**Written request:** Emit the data below verbatim, stripping out any pictures.

—————

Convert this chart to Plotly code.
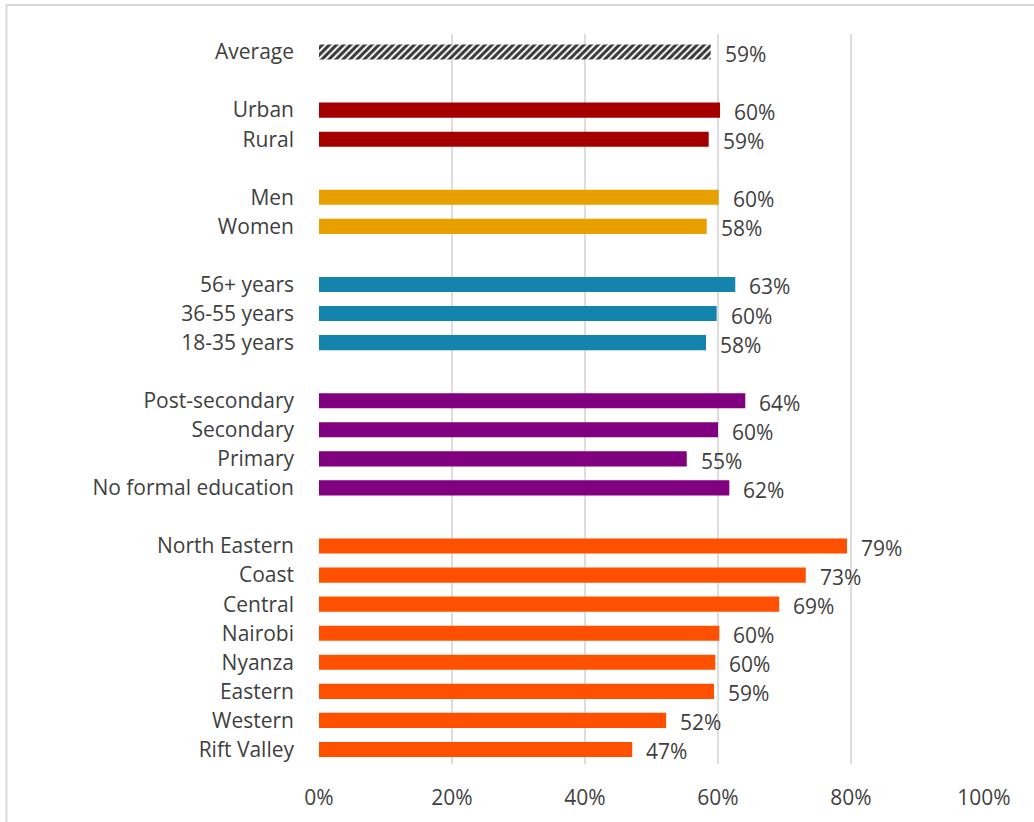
import plotly.graph_objects as go

# ---- data ----
avg_labels = ["Average"]
avg_values = [58.9]

loc_labels = ["Urban", "Rural"]
loc_values = [60.3, 58.6]

sex_labels = ["Men", "Women"]
sex_values = [60.1, 58.3]

age_labels = ["56+ years", "36-55 years", "18-35 years"]
age_values = [62.6, 59.8, 58.2]

edu_labels = ["Post-secondary", "Secondary", "Primary", "No formal education"]
edu_values = [64.1, 60.0, 55.3, 61.7]

reg_labels = ["North Eastern", "Coast", "Central", "Nairobi", "Nyanza",
              "Eastern", "Western", "Rift Valley"]
reg_values = [79.4, 73.2, 69.2, 60.2, 59.6, 59.4, 52.2, 47.1]

x_tick_vals = [0, 20, 40, 60, 80, 100]
x_tick_text = ["0%", "20%", "40%", "60%", "80%", "100%"]

# category order with blank spacer rows
category_order = (avg_labels + [" "] + loc_labels + ["  "] + sex_labels + ["   "]
                  + age_labels + ["    "] + edu_labels + ["     "] + reg_labels)

TEXT = "#3F3F3F"
FONT = "Open Sans"
FS = 21

groups = [
    (loc_labels, loc_values, "#A50000"),
    (sex_labels, sex_values, "#E8A000"),
    (age_labels, age_values, "#1385AD"),
    (edu_labels, edu_values, "#800080"),
    (reg_labels, reg_values, "#FF5000"),
]

fig = go.Figure()

fig.add_trace(go.Bar(
    y=avg_labels, x=avg_values, orientation="h", width=0.52,
    marker=dict(color="white", line=dict(width=0),
                pattern=dict(shape="/", fgcolor="#383838", bgcolor="white",
                             fgopacity=1, size=5, solidity=0.6)),
    showlegend=False, hoverinfo="skip",
))

for labels, values, color in groups:
    fig.add_trace(go.Bar(
        y=labels, x=values, orientation="h", width=0.52,
        marker=dict(color=color, line=dict(width=0)),
        showlegend=False, hoverinfo="skip",
    ))

# data labels
all_labels = avg_labels + loc_labels + sex_labels + age_labels + edu_labels + reg_labels
all_values = avg_values + loc_values + sex_values + age_values + edu_values + reg_values
for lab, val in zip(all_labels, all_values):
    fig.add_annotation(
        x=val, y=lab, xref="x", yref="y", text=f"{round(val)}%",
        showarrow=False, xanchor="left", yanchor="middle", xshift=12, yshift=-2,
        font=dict(family=FONT, size=FS, color=TEXT),
    )

# outer border
fig.add_shape(type="rect", xref="paper", yref="paper",
              x0=-0.47, x1=1.09, y0=-0.1, y1=1.0397,
              line=dict(color="#D9D9D9", width=2), fillcolor="rgba(0,0,0,0)", layer="below")

fig.update_layout(
    width=1034, height=822,
    margin=dict(l=319, r=50, t=34, b=58),
    paper_bgcolor="white", plot_bgcolor="white",
    barmode="overlay",
    font=dict(family=FONT, size=FS, color=TEXT),
    xaxis=dict(range=[0, 100], tickvals=x_tick_vals, ticktext=x_tick_text,
               showgrid=True, gridcolor="#DDDDDD", gridwidth=2,
               zeroline=False, showline=False, ticks="",
               ticklabelstandoff=19, tickfont=dict(size=FS, color=TEXT, family=FONT)),
    yaxis=dict(type="category", categoryorder="array", categoryarray=category_order,
               autorange="reversed", showgrid=False, zeroline=False, showline=False,
               ticks="", ticklabelstandoff=24,
               tickfont=dict(size=FS, color=TEXT, family=FONT)),
)

fig.write_html("out.html", config={"displayModeBar": False},
               post_script="document.body.style.margin='0';document.body.style.overflow='hidden';")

—————

**Answer:**
Convert this chart to Plotly code.
import plotly.graph_objects as go

# ---- data ----
avg_labels = ["Average"]
avg_values = [58.9]

loc_labels = ["Urban", "Rural"]
loc_values = [60.3, 58.6]

sex_labels = ["Men", "Women"]
sex_values = [60.1, 58.3]

age_labels = ["56+ years", "36-55 years", "18-35 years"]
age_values = [62.6, 59.8, 58.2]

edu_labels = ["Post-secondary", "Secondary", "Primary", "No formal education"]
edu_values = [64.1, 60.0, 55.3, 61.7]

reg_labels = ["North Eastern", "Coast", "Central", "Nairobi", "Nyanza",
              "Eastern", "Western", "Rift Valley"]
reg_values = [79.4, 73.2, 69.2, 60.2, 59.6, 59.4, 52.2, 47.1]

x_tick_vals = [0, 20, 40, 60, 80, 100]
x_tick_text = ["0%", "20%", "40%", "60%", "80%", "100%"]

# category order with blank spacer rows
category_order = (avg_labels + [" "] + loc_labels + ["  "] + sex_labels + ["   "]
                  + age_labels + ["    "] + edu_labels + ["     "] + reg_labels)

TEXT = "#3F3F3F"
FONT = "Open Sans"
FS = 21

groups = [
    (loc_labels, loc_values, "#A50000"),
    (sex_labels, sex_values, "#E8A000"),
    (age_labels, age_values, "#1385AD"),
    (edu_labels, edu_values, "#800080"),
    (reg_labels, reg_values, "#FF5000"),
]

fig = go.Figure()

fig.add_trace(go.Bar(
    y=avg_labels, x=avg_values, orientation="h", width=0.52,
    marker=dict(color="white", line=dict(width=0),
                pattern=dict(shape="/", fgcolor="#383838", bgcolor="white",
                             fgopacity=1, size=5, solidity=0.6)),
    showlegend=False, hoverinfo="skip",
))

for labels, values, color in groups:
    fig.add_trace(go.Bar(
        y=labels, x=values, orientation="h", width=0.52,
        marker=dict(color=color, line=dict(width=0)),
        showlegend=False, hoverinfo="skip",
    ))

# data labels
all_labels = avg_labels + loc_labels + sex_labels + age_labels + edu_labels + reg_labels
all_values = avg_values + loc_values + sex_values + age_values + edu_values + reg_values
for lab, val in zip(all_labels, all_values):
    fig.add_annotation(
        x=val, y=lab, xref="x", yref="y", text=f"{round(val)}%",
        showarrow=False, xanchor="left", yanchor="middle", xshift=12, yshift=-2,
        font=dict(family=FONT, size=FS, color=TEXT),
    )

# outer border
fig.add_shape(type="rect", xref="paper", yref="paper",
              x0=-0.47, x1=1.09, y0=-0.1, y1=1.0397,
              line=dict(color="#D9D9D9", width=2), fillcolor="rgba(0,0,0,0)", layer="below")

fig.update_layout(
    width=1034, height=822,
    margin=dict(l=319, r=50, t=34, b=58),
    paper_bgcolor="white", plot_bgcolor="white",
    barmode="overlay",
    font=dict(family=FONT, size=FS, color=TEXT),
    xaxis=dict(range=[0, 100], tickvals=x_tick_vals, ticktext=x_tick_text,
               showgrid=True, gridcolor="#DDDDDD", gridwidth=2,
               zeroline=False, showline=False, ticks="",
               ticklabelstandoff=19, tickfont=dict(size=FS, color=TEXT, family=FONT)),
    yaxis=dict(type="category", categoryorder="array", categoryarray=category_order,
               autorange="reversed", showgrid=False, zeroline=False, showline=False,
               ticks="", ticklabelstandoff=24,
               tickfont=dict(size=FS, color=TEXT, family=FONT)),
)

fig.write_html("out.html", config={"displayModeBar": False},
               post_script="document.body.style.margin='0';document.body.style.overflow='hidden';")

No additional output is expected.